All collectors of fine things hope, or even expect, their treasures to last and survive for generations, but bad luck, happenstance and the ravages of time regularly foil such wishes. It’s a difficult truth. Thankfully, certain highly skilled individuals can repair damage, reverse aging and bring the old and broken back to a new and beautiful state.
Springs art conservator Lawrence Castagna, of Lawrence Castagna Fine Art Conservation & Restoration, has spent the last 28 years resurrecting important pieces of art for museums, galleries, corporate and private collections, and historical societies all over the world. He lives for the work and boasts a pedigree in the business few can equal.
Castagna started his career as a studio assistant for legendary Abstract Expressionists Willem and Elaine de Kooning in Springs from 1982–86. He then moved on to train with top New York City art conservator and restorer Orrin H. Riley before setting out on his own path.

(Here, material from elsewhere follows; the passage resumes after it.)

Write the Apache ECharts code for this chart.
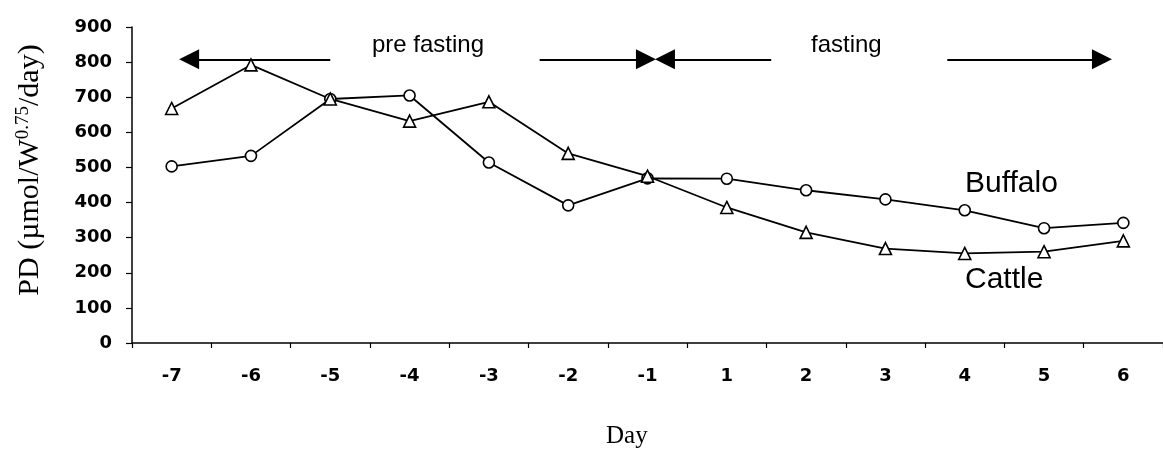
<!DOCTYPE html>
<html>
<head>
<meta charset="utf-8">
<script src="https://cdn.jsdelivr.net/npm/echarts@6/dist/echarts.min.js"></script>
<style>
  html, body { margin: 0; padding: 0; background: #fff; }
  #chart { width: 1163px; height: 454px; }
</style>
</head>
<body>
<div id="chart"></div>
<script type="application/javascript">
const days = ['-7', '-6', '-5', '-4', '-3', '-2', '-1', '1', '2', '3', '4', '5', '6'];
const buffalo = [503, 533, 695, 705, 514, 392, 469, 468, 435, 409, 378, 327, 342];
const cattle = [668, 792, 695, 632, 687, 540, 475, 386, 315, 269, 255, 260, 291];
const yTicks = [0, 100, 200, 300, 400, 500, 600, 700, 800, 900];

// period arrows, in category-index units on a hidden value axis
const arrowLevel = 808;
const arrows = [
  [2.0, 0.22],
  [4.64, 5.98],
  [7.56, 6.22],
  [9.78, 11.73]
];

const chart = echarts.init(document.getElementById('chart'));

function lineSerie(name, data, symbol, size) {
  return {
    name,
    type: 'line',
    data,
    symbol,
    symbolSize: size,
    showAllSymbol: true,
    lineStyle: { color: '#000', width: 1.8 },
    itemStyle: { color: '#fff', borderColor: '#000', borderWidth: 1.6 },
    emphasis: { disabled: true },
    z: 3
  };
}

const option = {
  animation: false,
  backgroundColor: '#fff',
  grid: { left: 132, right: -12, top: 27, bottom: 111 },
  xAxis: [{
    type: 'category',
    data: days,
    axisLine: { lineStyle: { color: '#000', width: 1.5 } },
    axisTick: { show: true, interval: 0, length: 5, lineStyle: { color: '#000', width: 1.2 } },
    axisLabel: {
      margin: 24,
      interval: 0,
      color: '#000',
      fontFamily: 'DejaVu Sans',
      fontWeight: 'bold',
      fontSize: 18
    },
    splitLine: { show: false }
  }, {
    type: 'value',
    min: -0.5,
    max: 12.5,
    show: false
  }],
  yAxis: {
    type: 'value',
    min: 0,
    max: 900,
    interval: 100,
    axisLine: { show: true, onZero: false, lineStyle: { color: '#000', width: 1.5 } },
    axisTick: { show: true, length: 6, lineStyle: { color: '#000', width: 1.2 } },
    axisLabel: {
      margin: 20,
      color: '#000',
      fontFamily: 'DejaVu Sans',
      fontWeight: 'bold',
      fontSize: 18,
      formatter: v => (yTicks.includes(v) ? String(v) : '')
    },
    splitLine: { show: false }
  },
  graphic: [
    {
      type: 'text', x: 30, y: 170, rotation: Math.PI / 2,
      style: {
        text: 'PD (µmol/W{sup|0.75}/day)',
        fontFamily: 'Liberation Serif', fontSize: 30, fill: '#000',
        align: 'center', verticalAlign: 'middle',
        rich: {
          sup: { fontFamily: 'Liberation Serif', fontSize: 19, fill: '#000', verticalAlign: 'top', padding: [0, 0, 13, 0] }
        }
      }
    },
    { type: 'text', left: 372, top: 33, style: { text: 'pre fasting', font: '24px Liberation Sans', fill: '#000' } },
    { type: 'text', left: 811, top: 33, style: { text: 'fasting', font: '24px Liberation Sans', fill: '#000' } },
    { type: 'text', left: 965, top: 169, style: { text: 'Buffalo', font: '30px Liberation Sans', fill: '#000' } },
    { type: 'text', left: 965, top: 265, style: { text: 'Cattle', font: '30px Liberation Sans', fill: '#000' } },
    { type: 'text', left: 606, top: 424, style: { text: 'Day', font: '25px Liberation Serif', fill: '#000' } }
  ],
  series: [
    lineSerie('Buffalo', buffalo, 'circle', 11),
    lineSerie('Cattle', cattle, 'triangle', 12),
    {
      type: 'lines',
      coordinateSystem: 'cartesian2d',
      xAxisIndex: 1,
      yAxisIndex: 0,
      symbol: ['none', 'triangle'],
      symbolSize: 20,
      lineStyle: { color: '#000', width: 2, opacity: 1 },
      data: arrows.map(a => ({ coords: [[a[0], arrowLevel], [a[1], arrowLevel]] })),
      silent: true,
      z: 4
    }
  ]
};

chart.setOption(option);
</script>
</body>
</html>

Hidden away in his Springs studio today, not far from the de Koonings’ old studio, Castagna oozes hard-won confidence and facility earned over decades in his profession. During a tour of his workspace, the restorer delves deep while discussing his impressive array of tools and equipment, sparing few details about the complex endeavor of turning back time.
He’s customized and refitted much of the gear—including three vacuum heat tables, a pair of cold paper suction tables, fumigation and humidity chambers, a spray room and workbenches—to suit a litany of needs that evolves continuously in proportion with his business and experience. Amid the chemicals, solvents and mementos from his storied life, visitors will find many of Castagna’s work surfaces accommodating impressive projects in different stages of completion.
Whether he’s fixing an injured antique Chinese scroll, filthy and cracked oil paintings, three-dimensional works on paper in need of refreshing, a huge black-and-white photo dislodged from its housing, or even a painted plaster bust with an angry fissure along its back, it’s clear Castagna is not limited by medium, style or era. Each restoration is supported with thorough documentation, chronicling the conservator’s process in detail from start to finish, leaving nothing out for museum archivists, auction houses or future restorers who must know exactly what he did to revive the masterpiece.
“Artists make good conservators,” Castagna says of his success. He was an aspiring painter when he took the job with the de Koonings, but he was practical enough, even then, to learn an income-generating trade. Opportunity struck after Castagna volunteered to transport some of Willem de Kooning’s art to Riley for restoration in New York. “There were a whole bunch of paintings from 1947 that were rolled up,” he says, recalling how he saw Riley’s studio while dropping them off, and left with a new path in mind.
“He was really the top-notch guy,” Castagna points out, noting that Riley learned from Gustav Berger, a renowned art conservator who literally wrote the book on the subject. Published in 2000, Berger’s Conservation of Painting: Research and Innovations detailed his ingenious ideas, which positively and irrevocably changed the paradigm. “Gustav Berger is the father of modern art conservation,” Castagna says. “I copied my valves and tables from Riley and he got that from Berger, so I’m part of that lineage,” he adds, describing just one of many things he inherited from the author and innovator. “I’m pretty proud of that.”
His apprenticeship started simple, but Castagna moved his way up the line, following Riley’s instruction and learning from the best. “I trained on stuff like Pablo Picasso,” he says, showing off three of Picasso’s stretchers he salvaged at the time. Riley asked him to dump the stretchers—one of which still has the artist’s handwriting on it—after removing the precious canvases, but Castagna couldn’t do it, and he was allowed to keep them.
Since establishing himself in the business, Castagna has worked as Guild Hall’s conservator and restored works by numerous local greats, including Jackson Pollock, Lee Krasner, Larry Rivers, James Brooks, Jack Youngerman, Andy Warhol, Alfonso Ossorio and, of course, the de Koonings, among many others. “I worked with them while they were alive and now that they’re dead,” he says of artists like Ossorio and de Kooning. “It’s an eerie feeling.”
Perhaps his proudest accomplishment, Castagna has worked closely with the American Kennel Club, conserving its massive collection of 19th and 20th century dog paintings for nearly since 1994. The restored art will now be collected and displayed at the new Museum of the Dog, opening in Manhattan next year (after it moves from St. Louis, MO).
“We consider ourselves fortunate to have found this master restorer, and would not hesitate recommending him to anyone needing and seeking this type of unique talent,” American Kennel Club President and CEO Dennis B. Sprung wrote of Castagna.
Considering the years of training, patience and innovation required to achieve what Castagna has, the Hamptons, too, should count ourselves lucky have him.